*GIVEN INFORMATION*:
··········

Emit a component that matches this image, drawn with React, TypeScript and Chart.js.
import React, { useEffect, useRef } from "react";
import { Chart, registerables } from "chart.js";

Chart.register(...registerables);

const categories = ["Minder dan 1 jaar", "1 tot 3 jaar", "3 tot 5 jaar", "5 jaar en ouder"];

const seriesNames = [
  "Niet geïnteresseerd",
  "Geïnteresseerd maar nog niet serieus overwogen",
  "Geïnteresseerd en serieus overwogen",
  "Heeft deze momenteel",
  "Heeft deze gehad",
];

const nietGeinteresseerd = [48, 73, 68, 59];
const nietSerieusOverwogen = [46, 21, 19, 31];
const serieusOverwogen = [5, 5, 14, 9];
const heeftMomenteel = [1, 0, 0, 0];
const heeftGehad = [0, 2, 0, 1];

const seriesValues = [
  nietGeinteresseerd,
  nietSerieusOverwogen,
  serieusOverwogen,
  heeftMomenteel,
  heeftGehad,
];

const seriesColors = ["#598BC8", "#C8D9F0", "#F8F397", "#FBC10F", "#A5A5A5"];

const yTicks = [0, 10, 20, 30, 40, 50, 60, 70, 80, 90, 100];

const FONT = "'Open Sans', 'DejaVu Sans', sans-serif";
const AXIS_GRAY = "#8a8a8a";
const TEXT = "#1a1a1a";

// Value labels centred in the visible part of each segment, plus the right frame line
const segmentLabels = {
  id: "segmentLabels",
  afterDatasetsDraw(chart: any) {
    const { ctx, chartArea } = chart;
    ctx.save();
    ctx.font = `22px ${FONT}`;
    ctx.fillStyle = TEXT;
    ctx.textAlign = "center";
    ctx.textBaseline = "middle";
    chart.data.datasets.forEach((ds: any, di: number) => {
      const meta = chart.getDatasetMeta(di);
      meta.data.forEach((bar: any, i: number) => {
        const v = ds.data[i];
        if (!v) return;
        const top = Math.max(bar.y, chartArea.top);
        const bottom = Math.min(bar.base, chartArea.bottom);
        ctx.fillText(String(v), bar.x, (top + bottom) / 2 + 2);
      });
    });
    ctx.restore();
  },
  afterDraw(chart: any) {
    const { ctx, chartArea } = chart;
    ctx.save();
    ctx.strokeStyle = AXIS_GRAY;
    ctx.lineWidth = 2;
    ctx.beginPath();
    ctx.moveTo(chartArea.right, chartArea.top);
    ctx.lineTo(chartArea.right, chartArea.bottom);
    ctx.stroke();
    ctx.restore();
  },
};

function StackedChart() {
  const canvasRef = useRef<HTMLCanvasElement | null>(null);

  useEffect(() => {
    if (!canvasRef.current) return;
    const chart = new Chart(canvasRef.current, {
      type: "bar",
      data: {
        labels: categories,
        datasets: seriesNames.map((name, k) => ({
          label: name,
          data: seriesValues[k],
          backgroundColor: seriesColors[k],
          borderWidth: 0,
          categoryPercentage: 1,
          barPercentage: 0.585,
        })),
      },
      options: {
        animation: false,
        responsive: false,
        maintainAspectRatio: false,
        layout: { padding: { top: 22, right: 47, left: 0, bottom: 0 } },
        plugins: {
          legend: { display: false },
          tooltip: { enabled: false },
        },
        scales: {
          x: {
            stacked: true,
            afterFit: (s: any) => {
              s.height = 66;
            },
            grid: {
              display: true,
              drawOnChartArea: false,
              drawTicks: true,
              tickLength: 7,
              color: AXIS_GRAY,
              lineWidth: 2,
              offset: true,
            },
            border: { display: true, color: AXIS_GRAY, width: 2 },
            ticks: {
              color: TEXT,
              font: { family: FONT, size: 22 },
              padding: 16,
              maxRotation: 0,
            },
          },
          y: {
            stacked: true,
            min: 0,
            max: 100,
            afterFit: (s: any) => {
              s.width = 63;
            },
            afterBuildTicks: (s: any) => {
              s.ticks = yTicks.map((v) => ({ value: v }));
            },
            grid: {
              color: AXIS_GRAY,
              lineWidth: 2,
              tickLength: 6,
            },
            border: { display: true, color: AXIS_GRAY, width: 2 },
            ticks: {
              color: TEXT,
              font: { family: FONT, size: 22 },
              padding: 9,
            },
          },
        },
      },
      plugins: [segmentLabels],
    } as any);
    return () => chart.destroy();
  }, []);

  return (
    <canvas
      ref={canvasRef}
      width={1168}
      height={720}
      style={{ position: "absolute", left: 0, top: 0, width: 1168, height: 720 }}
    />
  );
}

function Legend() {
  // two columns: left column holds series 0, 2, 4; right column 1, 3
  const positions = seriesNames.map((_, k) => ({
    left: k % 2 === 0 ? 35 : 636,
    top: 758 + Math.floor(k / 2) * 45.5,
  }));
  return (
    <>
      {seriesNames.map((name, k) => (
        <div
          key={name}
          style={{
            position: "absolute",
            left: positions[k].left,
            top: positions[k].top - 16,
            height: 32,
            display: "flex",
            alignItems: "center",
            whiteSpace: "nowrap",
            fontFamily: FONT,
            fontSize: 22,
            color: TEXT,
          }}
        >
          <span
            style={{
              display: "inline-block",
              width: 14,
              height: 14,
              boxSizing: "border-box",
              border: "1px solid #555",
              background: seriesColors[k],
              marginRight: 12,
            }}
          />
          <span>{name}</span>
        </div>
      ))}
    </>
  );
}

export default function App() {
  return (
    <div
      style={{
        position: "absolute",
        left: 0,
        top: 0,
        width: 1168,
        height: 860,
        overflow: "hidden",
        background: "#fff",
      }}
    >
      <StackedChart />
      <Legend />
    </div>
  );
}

··········

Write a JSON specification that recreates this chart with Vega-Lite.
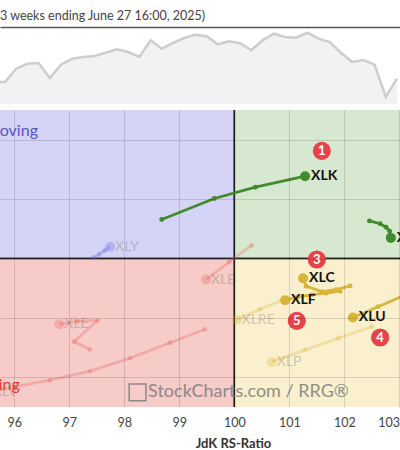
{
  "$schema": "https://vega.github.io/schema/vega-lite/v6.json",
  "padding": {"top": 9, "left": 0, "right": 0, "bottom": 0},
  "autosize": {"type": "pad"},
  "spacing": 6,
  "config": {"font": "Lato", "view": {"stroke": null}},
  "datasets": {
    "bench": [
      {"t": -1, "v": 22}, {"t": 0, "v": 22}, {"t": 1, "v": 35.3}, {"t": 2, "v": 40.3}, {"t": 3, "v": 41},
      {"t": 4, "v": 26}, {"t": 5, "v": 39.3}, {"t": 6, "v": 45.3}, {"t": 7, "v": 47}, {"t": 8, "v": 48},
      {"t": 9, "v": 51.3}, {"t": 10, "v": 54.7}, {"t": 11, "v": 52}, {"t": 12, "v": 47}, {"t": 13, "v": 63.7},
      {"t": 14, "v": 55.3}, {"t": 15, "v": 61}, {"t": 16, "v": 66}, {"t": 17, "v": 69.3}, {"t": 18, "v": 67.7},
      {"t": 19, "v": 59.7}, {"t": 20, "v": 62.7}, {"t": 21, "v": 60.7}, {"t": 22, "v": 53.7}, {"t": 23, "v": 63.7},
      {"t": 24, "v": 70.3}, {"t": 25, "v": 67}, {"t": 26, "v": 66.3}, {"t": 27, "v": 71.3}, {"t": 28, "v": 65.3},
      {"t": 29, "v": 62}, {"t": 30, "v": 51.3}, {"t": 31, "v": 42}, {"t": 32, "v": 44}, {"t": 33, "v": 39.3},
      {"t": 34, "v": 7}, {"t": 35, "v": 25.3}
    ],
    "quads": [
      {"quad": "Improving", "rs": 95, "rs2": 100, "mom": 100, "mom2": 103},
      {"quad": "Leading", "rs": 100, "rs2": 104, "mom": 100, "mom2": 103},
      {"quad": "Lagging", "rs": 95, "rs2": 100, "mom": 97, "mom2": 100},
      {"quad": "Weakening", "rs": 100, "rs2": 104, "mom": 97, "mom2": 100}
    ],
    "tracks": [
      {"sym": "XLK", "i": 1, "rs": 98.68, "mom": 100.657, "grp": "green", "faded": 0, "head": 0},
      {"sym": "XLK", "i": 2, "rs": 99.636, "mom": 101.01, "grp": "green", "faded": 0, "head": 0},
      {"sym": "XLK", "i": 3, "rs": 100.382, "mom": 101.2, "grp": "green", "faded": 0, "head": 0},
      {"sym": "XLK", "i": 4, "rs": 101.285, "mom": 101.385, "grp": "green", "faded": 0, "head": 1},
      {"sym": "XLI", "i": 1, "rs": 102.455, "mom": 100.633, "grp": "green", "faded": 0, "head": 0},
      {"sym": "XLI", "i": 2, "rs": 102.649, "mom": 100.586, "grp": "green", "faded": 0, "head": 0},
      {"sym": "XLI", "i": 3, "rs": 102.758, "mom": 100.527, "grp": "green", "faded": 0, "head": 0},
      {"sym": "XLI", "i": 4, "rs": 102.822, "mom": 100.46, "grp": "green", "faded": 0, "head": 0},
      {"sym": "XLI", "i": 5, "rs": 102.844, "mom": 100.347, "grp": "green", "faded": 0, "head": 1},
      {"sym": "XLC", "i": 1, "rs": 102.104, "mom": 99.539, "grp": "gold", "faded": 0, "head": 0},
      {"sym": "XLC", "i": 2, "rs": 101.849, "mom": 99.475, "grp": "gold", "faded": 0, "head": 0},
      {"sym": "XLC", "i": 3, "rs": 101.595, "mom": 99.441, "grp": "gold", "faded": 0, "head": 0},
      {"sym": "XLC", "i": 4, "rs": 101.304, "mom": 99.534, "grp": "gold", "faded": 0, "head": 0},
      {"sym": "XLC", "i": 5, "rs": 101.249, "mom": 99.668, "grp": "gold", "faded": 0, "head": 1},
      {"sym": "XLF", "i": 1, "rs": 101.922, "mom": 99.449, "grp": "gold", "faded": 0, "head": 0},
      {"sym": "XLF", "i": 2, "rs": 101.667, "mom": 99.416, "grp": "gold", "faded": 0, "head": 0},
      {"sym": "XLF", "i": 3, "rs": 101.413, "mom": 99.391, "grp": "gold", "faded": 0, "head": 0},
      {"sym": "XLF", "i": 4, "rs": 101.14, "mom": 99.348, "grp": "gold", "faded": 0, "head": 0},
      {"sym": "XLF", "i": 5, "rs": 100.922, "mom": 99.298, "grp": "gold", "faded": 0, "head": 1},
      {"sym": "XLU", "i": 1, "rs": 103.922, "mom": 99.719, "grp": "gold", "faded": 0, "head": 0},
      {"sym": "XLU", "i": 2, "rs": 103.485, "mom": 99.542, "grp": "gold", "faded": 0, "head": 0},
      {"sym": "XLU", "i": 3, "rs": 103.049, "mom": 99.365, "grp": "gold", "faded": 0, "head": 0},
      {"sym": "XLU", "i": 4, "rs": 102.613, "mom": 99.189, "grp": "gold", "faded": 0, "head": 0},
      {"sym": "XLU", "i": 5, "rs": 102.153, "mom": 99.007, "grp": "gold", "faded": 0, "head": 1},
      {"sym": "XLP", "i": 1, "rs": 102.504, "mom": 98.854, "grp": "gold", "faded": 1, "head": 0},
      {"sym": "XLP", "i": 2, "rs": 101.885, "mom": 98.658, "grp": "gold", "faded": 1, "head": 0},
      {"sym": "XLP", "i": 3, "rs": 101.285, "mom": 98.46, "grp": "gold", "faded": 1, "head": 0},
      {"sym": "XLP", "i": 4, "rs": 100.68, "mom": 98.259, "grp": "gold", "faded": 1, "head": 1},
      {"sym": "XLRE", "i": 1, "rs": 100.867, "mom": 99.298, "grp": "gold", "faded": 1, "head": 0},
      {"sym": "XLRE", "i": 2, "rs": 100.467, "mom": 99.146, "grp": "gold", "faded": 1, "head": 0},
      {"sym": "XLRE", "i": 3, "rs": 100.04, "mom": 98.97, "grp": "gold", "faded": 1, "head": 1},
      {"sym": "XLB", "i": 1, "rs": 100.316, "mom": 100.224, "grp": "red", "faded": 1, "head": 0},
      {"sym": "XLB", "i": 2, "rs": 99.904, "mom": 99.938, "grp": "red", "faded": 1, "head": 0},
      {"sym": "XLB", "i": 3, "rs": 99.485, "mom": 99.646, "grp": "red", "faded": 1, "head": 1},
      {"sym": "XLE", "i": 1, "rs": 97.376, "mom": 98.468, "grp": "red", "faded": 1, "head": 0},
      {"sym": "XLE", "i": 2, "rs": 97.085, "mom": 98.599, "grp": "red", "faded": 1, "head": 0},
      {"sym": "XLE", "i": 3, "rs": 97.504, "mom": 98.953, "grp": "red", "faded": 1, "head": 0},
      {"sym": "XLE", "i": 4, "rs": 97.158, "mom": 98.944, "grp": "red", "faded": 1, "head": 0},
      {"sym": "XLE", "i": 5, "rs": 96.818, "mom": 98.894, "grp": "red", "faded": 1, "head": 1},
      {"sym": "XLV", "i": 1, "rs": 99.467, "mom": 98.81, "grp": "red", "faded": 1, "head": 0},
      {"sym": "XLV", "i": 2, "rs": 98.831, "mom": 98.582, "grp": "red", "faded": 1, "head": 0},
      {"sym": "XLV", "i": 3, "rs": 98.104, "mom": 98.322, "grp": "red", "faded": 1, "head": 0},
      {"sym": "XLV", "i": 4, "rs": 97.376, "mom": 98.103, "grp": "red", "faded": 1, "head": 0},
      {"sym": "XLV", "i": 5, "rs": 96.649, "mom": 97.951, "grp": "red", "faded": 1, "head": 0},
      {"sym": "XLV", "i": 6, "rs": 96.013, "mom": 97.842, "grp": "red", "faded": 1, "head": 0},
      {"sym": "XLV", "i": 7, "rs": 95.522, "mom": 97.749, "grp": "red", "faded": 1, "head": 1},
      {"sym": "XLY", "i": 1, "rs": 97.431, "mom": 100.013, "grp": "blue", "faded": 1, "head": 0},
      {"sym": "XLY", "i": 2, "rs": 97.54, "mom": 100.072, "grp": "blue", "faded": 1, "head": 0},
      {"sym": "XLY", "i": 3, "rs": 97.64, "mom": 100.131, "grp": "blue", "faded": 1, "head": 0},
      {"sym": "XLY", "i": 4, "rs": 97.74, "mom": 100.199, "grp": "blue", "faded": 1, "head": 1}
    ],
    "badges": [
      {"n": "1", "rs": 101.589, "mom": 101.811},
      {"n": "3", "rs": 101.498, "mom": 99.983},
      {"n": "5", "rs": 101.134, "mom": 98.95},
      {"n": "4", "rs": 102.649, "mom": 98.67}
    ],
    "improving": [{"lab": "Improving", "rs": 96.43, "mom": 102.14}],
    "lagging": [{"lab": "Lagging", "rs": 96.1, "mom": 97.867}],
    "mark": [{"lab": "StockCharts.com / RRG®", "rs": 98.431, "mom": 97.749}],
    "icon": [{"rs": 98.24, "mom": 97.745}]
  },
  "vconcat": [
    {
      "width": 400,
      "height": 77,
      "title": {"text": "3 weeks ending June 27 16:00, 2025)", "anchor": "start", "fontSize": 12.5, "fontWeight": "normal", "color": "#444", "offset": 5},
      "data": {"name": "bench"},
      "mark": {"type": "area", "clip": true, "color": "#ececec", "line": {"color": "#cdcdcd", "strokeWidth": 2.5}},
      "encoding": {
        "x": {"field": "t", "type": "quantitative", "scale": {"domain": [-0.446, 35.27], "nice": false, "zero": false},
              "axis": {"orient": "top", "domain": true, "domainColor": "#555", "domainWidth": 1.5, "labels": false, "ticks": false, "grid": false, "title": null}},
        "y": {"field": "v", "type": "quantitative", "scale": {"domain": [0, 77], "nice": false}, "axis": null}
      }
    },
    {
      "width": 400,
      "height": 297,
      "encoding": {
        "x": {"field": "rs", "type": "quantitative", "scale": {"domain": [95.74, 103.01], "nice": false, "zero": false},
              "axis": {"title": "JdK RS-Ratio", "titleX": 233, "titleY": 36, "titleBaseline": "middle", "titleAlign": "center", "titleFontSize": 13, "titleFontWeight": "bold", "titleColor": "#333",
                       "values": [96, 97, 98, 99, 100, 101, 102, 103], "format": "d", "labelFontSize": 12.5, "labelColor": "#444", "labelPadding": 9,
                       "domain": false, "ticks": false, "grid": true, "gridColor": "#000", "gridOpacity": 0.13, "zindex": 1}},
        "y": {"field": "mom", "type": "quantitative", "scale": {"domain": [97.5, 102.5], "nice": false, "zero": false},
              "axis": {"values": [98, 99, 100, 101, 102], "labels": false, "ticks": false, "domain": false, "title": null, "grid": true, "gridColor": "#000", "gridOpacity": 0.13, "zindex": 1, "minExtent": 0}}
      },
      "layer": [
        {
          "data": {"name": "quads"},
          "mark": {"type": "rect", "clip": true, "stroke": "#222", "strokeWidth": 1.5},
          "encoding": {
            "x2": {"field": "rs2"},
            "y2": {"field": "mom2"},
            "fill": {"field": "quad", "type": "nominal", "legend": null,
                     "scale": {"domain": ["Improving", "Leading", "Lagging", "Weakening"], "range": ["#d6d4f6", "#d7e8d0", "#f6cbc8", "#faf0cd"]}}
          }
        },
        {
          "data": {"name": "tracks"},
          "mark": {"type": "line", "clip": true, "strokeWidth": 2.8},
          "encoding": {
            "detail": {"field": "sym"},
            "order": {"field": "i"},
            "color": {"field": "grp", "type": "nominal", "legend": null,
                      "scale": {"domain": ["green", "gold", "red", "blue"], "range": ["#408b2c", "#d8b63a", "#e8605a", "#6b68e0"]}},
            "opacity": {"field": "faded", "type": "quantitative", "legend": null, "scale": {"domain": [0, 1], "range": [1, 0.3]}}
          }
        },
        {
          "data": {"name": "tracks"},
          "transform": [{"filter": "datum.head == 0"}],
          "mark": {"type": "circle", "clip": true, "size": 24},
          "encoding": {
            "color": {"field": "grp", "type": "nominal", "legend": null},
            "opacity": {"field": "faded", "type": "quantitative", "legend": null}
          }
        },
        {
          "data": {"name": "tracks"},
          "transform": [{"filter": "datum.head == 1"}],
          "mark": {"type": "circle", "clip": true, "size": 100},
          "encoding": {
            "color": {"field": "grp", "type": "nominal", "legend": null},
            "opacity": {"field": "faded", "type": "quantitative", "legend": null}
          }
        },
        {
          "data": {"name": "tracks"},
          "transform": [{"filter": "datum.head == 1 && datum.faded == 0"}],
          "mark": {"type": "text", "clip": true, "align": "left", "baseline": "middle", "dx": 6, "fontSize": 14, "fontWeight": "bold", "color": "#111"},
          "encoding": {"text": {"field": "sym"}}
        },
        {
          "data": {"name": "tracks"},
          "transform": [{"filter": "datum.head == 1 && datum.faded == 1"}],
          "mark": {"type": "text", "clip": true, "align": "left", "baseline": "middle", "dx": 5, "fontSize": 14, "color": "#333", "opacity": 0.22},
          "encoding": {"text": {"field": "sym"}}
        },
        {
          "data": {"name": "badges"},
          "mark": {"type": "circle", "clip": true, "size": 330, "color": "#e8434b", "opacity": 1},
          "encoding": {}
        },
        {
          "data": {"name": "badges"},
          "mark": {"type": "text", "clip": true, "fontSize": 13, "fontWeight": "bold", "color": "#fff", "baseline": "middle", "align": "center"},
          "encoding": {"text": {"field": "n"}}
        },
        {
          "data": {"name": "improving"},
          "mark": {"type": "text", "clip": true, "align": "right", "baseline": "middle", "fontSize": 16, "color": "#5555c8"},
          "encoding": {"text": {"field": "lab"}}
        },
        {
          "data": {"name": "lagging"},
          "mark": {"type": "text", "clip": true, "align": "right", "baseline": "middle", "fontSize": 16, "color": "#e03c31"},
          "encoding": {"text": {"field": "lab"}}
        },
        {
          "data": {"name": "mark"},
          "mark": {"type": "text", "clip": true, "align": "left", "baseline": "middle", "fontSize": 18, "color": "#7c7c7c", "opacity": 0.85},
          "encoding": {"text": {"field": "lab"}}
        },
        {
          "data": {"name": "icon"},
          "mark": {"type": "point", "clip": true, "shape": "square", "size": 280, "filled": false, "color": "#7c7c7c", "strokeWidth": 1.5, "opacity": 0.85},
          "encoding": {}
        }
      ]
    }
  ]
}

··········

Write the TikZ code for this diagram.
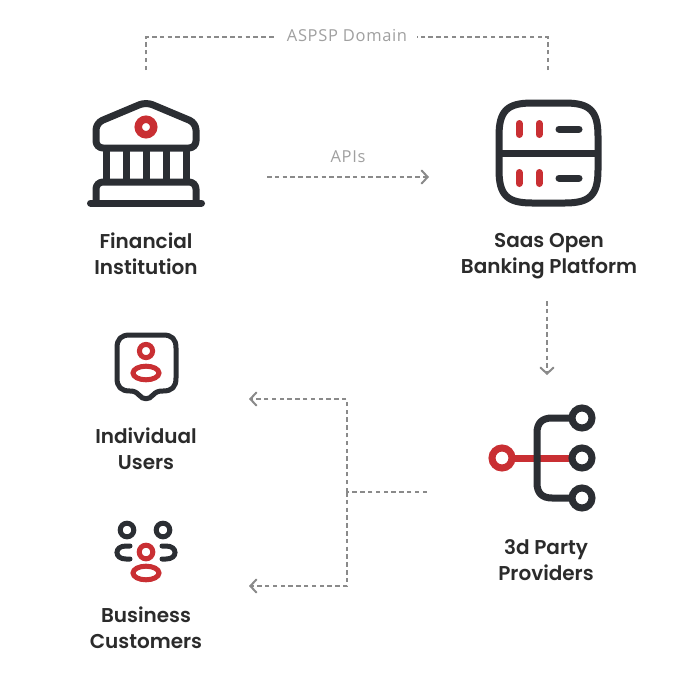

··········

*EXERCISE INSTRUCTIONS*: Copy each line holding the word "that" from the listing above.

*CORRECT OUTPUT*:
Emit a component that matches this image, drawn with React, TypeScript and Chart.js.
Write a JSON specification that recreates this chart with Vega-Lite.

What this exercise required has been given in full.